Provided material.

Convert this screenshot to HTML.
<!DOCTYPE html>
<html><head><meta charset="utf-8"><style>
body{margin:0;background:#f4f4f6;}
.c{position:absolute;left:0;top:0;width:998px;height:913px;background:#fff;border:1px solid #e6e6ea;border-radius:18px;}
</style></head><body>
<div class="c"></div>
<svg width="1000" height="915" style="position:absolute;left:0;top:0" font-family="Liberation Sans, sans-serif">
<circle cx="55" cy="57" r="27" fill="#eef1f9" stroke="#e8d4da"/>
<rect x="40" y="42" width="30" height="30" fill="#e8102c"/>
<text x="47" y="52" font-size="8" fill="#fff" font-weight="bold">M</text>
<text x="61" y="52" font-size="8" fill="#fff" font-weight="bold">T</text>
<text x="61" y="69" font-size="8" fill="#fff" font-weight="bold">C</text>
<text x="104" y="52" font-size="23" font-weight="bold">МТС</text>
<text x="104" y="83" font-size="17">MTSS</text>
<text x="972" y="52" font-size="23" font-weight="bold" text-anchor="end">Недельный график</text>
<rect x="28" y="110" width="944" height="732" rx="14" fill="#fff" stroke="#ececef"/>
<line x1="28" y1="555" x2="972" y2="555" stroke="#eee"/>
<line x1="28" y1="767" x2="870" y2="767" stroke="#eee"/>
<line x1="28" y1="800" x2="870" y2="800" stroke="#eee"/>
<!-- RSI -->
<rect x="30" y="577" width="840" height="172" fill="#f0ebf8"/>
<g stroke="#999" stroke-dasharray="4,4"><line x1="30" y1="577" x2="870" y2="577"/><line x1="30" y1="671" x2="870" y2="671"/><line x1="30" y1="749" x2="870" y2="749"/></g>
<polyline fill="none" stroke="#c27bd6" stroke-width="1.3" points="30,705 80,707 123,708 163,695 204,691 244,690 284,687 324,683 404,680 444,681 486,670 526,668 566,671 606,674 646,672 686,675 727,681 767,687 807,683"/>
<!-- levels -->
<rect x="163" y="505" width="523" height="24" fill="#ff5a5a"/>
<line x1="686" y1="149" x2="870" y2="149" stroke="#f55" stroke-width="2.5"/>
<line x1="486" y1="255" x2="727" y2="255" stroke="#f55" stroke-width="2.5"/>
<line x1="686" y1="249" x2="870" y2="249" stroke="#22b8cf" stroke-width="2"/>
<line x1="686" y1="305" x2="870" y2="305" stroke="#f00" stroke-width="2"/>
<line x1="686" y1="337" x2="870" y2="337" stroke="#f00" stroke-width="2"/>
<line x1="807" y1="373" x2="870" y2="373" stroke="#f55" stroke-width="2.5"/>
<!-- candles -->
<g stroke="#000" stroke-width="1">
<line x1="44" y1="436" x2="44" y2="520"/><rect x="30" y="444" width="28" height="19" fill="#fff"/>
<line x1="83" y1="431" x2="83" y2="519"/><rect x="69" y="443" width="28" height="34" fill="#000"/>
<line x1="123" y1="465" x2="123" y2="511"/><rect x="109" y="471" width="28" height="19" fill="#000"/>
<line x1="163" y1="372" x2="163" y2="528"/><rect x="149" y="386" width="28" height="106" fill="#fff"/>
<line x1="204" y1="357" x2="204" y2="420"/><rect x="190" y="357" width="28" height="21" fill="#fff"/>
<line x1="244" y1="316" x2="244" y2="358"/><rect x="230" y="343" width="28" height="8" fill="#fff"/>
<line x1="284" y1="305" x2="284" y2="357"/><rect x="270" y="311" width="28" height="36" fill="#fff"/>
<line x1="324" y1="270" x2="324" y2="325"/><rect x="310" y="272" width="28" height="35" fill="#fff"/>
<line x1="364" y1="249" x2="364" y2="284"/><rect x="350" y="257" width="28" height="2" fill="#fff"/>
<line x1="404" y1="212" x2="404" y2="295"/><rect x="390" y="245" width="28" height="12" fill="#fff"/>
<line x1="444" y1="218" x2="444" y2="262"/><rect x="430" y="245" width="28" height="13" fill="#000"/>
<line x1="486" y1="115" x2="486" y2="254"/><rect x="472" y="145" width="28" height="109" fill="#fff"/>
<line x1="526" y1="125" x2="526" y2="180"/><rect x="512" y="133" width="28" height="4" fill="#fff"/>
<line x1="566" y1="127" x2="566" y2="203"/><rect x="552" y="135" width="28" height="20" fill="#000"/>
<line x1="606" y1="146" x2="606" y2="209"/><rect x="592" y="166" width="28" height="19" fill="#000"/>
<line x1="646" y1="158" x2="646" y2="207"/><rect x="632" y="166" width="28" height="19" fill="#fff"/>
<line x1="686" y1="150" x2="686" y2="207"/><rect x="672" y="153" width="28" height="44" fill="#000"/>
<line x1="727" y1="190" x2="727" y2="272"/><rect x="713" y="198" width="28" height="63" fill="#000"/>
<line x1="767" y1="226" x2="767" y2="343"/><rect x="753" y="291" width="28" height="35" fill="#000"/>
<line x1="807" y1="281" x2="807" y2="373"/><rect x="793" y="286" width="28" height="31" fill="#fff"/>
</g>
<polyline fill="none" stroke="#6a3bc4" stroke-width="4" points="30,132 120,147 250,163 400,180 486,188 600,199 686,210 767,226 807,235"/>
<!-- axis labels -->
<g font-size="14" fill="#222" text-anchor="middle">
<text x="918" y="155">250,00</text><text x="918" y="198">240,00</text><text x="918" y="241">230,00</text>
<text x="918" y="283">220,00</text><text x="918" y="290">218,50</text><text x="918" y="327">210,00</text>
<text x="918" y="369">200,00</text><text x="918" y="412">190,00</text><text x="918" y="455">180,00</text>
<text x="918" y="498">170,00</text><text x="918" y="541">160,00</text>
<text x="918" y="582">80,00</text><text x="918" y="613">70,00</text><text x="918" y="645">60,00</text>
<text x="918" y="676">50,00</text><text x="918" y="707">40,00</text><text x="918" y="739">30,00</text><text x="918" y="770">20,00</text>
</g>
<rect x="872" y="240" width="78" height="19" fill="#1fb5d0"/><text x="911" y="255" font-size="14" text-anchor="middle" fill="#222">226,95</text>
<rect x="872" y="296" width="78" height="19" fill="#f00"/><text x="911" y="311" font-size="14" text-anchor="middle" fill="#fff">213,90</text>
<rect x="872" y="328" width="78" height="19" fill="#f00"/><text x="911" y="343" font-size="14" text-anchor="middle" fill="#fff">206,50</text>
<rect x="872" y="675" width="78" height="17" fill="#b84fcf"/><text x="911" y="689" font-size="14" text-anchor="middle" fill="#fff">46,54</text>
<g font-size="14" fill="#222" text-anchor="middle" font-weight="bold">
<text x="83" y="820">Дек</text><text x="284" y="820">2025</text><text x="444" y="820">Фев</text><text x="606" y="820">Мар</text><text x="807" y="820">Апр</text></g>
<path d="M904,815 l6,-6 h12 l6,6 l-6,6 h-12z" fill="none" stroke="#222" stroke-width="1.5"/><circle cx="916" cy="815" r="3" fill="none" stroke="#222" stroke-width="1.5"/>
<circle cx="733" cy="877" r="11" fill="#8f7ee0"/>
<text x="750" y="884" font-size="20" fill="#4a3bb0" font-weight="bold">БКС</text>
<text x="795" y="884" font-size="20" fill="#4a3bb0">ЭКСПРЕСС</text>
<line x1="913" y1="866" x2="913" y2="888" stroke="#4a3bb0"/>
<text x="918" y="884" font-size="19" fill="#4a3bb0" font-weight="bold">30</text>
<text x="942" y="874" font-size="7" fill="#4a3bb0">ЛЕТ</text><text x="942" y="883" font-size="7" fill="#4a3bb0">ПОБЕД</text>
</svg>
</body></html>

Task goal. Using the data above, reproduce every line exactly.

Response for this exercise.
Convert this screenshot to HTML.
<!DOCTYPE html>
<html><head><meta charset="utf-8"><style>
body{margin:0;background:#f4f4f6;}
.c{position:absolute;left:0;top:0;width:998px;height:913px;background:#fff;border:1px solid #e6e6ea;border-radius:18px;}
</style></head><body>
<div class="c"></div>
<svg width="1000" height="915" style="position:absolute;left:0;top:0" font-family="Liberation Sans, sans-serif">
<circle cx="55" cy="57" r="27" fill="#eef1f9" stroke="#e8d4da"/>
<rect x="40" y="42" width="30" height="30" fill="#e8102c"/>
<text x="47" y="52" font-size="8" fill="#fff" font-weight="bold">M</text>
<text x="61" y="52" font-size="8" fill="#fff" font-weight="bold">T</text>
<text x="61" y="69" font-size="8" fill="#fff" font-weight="bold">C</text>
<text x="104" y="52" font-size="23" font-weight="bold">МТС</text>
<text x="104" y="83" font-size="17">MTSS</text>
<text x="972" y="52" font-size="23" font-weight="bold" text-anchor="end">Недельный график</text>
<rect x="28" y="110" width="944" height="732" rx="14" fill="#fff" stroke="#ececef"/>
<line x1="28" y1="555" x2="972" y2="555" stroke="#eee"/>
<line x1="28" y1="767" x2="870" y2="767" stroke="#eee"/>
<line x1="28" y1="800" x2="870" y2="800" stroke="#eee"/>
<!-- RSI -->
<rect x="30" y="577" width="840" height="172" fill="#f0ebf8"/>
<g stroke="#999" stroke-dasharray="4,4"><line x1="30" y1="577" x2="870" y2="577"/><line x1="30" y1="671" x2="870" y2="671"/><line x1="30" y1="749" x2="870" y2="749"/></g>
<polyline fill="none" stroke="#c27bd6" stroke-width="1.3" points="30,705 80,707 123,708 163,695 204,691 244,690 284,687 324,683 404,680 444,681 486,670 526,668 566,671 606,674 646,672 686,675 727,681 767,687 807,683"/>
<!-- levels -->
<rect x="163" y="505" width="523" height="24" fill="#ff5a5a"/>
<line x1="686" y1="149" x2="870" y2="149" stroke="#f55" stroke-width="2.5"/>
<line x1="486" y1="255" x2="727" y2="255" stroke="#f55" stroke-width="2.5"/>
<line x1="686" y1="249" x2="870" y2="249" stroke="#22b8cf" stroke-width="2"/>
<line x1="686" y1="305" x2="870" y2="305" stroke="#f00" stroke-width="2"/>
<line x1="686" y1="337" x2="870" y2="337" stroke="#f00" stroke-width="2"/>
<line x1="807" y1="373" x2="870" y2="373" stroke="#f55" stroke-width="2.5"/>
<!-- candles -->
<g stroke="#000" stroke-width="1">
<line x1="44" y1="436" x2="44" y2="520"/><rect x="30" y="444" width="28" height="19" fill="#fff"/>
<line x1="83" y1="431" x2="83" y2="519"/><rect x="69" y="443" width="28" height="34" fill="#000"/>
<line x1="123" y1="465" x2="123" y2="511"/><rect x="109" y="471" width="28" height="19" fill="#000"/>
<line x1="163" y1="372" x2="163" y2="528"/><rect x="149" y="386" width="28" height="106" fill="#fff"/>
<line x1="204" y1="357" x2="204" y2="420"/><rect x="190" y="357" width="28" height="21" fill="#fff"/>
<line x1="244" y1="316" x2="244" y2="358"/><rect x="230" y="343" width="28" height="8" fill="#fff"/>
<line x1="284" y1="305" x2="284" y2="357"/><rect x="270" y="311" width="28" height="36" fill="#fff"/>
<line x1="324" y1="270" x2="324" y2="325"/><rect x="310" y="272" width="28" height="35" fill="#fff"/>
<line x1="364" y1="249" x2="364" y2="284"/><rect x="350" y="257" width="28" height="2" fill="#fff"/>
<line x1="404" y1="212" x2="404" y2="295"/><rect x="390" y="245" width="28" height="12" fill="#fff"/>
<line x1="444" y1="218" x2="444" y2="262"/><rect x="430" y="245" width="28" height="13" fill="#000"/>
<line x1="486" y1="115" x2="486" y2="254"/><rect x="472" y="145" width="28" height="109" fill="#fff"/>
<line x1="526" y1="125" x2="526" y2="180"/><rect x="512" y="133" width="28" height="4" fill="#fff"/>
<line x1="566" y1="127" x2="566" y2="203"/><rect x="552" y="135" width="28" height="20" fill="#000"/>
<line x1="606" y1="146" x2="606" y2="209"/><rect x="592" y="166" width="28" height="19" fill="#000"/>
<line x1="646" y1="158" x2="646" y2="207"/><rect x="632" y="166" width="28" height="19" fill="#fff"/>
<line x1="686" y1="150" x2="686" y2="207"/><rect x="672" y="153" width="28" height="44" fill="#000"/>
<line x1="727" y1="190" x2="727" y2="272"/><rect x="713" y="198" width="28" height="63" fill="#000"/>
<line x1="767" y1="226" x2="767" y2="343"/><rect x="753" y="291" width="28" height="35" fill="#000"/>
<line x1="807" y1="281" x2="807" y2="373"/><rect x="793" y="286" width="28" height="31" fill="#fff"/>
</g>
<polyline fill="none" stroke="#6a3bc4" stroke-width="4" points="30,132 120,147 250,163 400,180 486,188 600,199 686,210 767,226 807,235"/>
<!-- axis labels -->
<g font-size="14" fill="#222" text-anchor="middle">
<text x="918" y="155">250,00</text><text x="918" y="198">240,00</text><text x="918" y="241">230,00</text>
<text x="918" y="283">220,00</text><text x="918" y="290">218,50</text><text x="918" y="327">210,00</text>
<text x="918" y="369">200,00</text><text x="918" y="412">190,00</text><text x="918" y="455">180,00</text>
<text x="918" y="498">170,00</text><text x="918" y="541">160,00</text>
<text x="918" y="582">80,00</text><text x="918" y="613">70,00</text><text x="918" y="645">60,00</text>
<text x="918" y="676">50,00</text><text x="918" y="707">40,00</text><text x="918" y="739">30,00</text><text x="918" y="770">20,00</text>
</g>
<rect x="872" y="240" width="78" height="19" fill="#1fb5d0"/><text x="911" y="255" font-size="14" text-anchor="middle" fill="#222">226,95</text>
<rect x="872" y="296" width="78" height="19" fill="#f00"/><text x="911" y="311" font-size="14" text-anchor="middle" fill="#fff">213,90</text>
<rect x="872" y="328" width="78" height="19" fill="#f00"/><text x="911" y="343" font-size="14" text-anchor="middle" fill="#fff">206,50</text>
<rect x="872" y="675" width="78" height="17" fill="#b84fcf"/><text x="911" y="689" font-size="14" text-anchor="middle" fill="#fff">46,54</text>
<g font-size="14" fill="#222" text-anchor="middle" font-weight="bold">
<text x="83" y="820">Дек</text><text x="284" y="820">2025</text><text x="444" y="820">Фев</text><text x="606" y="820">Мар</text><text x="807" y="820">Апр</text></g>
<path d="M904,815 l6,-6 h12 l6,6 l-6,6 h-12z" fill="none" stroke="#222" stroke-width="1.5"/><circle cx="916" cy="815" r="3" fill="none" stroke="#222" stroke-width="1.5"/>
<circle cx="733" cy="877" r="11" fill="#8f7ee0"/>
<text x="750" y="884" font-size="20" fill="#4a3bb0" font-weight="bold">БКС</text>
<text x="795" y="884" font-size="20" fill="#4a3bb0">ЭКСПРЕСС</text>
<line x1="913" y1="866" x2="913" y2="888" stroke="#4a3bb0"/>
<text x="918" y="884" font-size="19" fill="#4a3bb0" font-weight="bold">30</text>
<text x="942" y="874" font-size="7" fill="#4a3bb0">ЛЕТ</text><text x="942" y="883" font-size="7" fill="#4a3bb0">ПОБЕД</text>
</svg>
</body></html>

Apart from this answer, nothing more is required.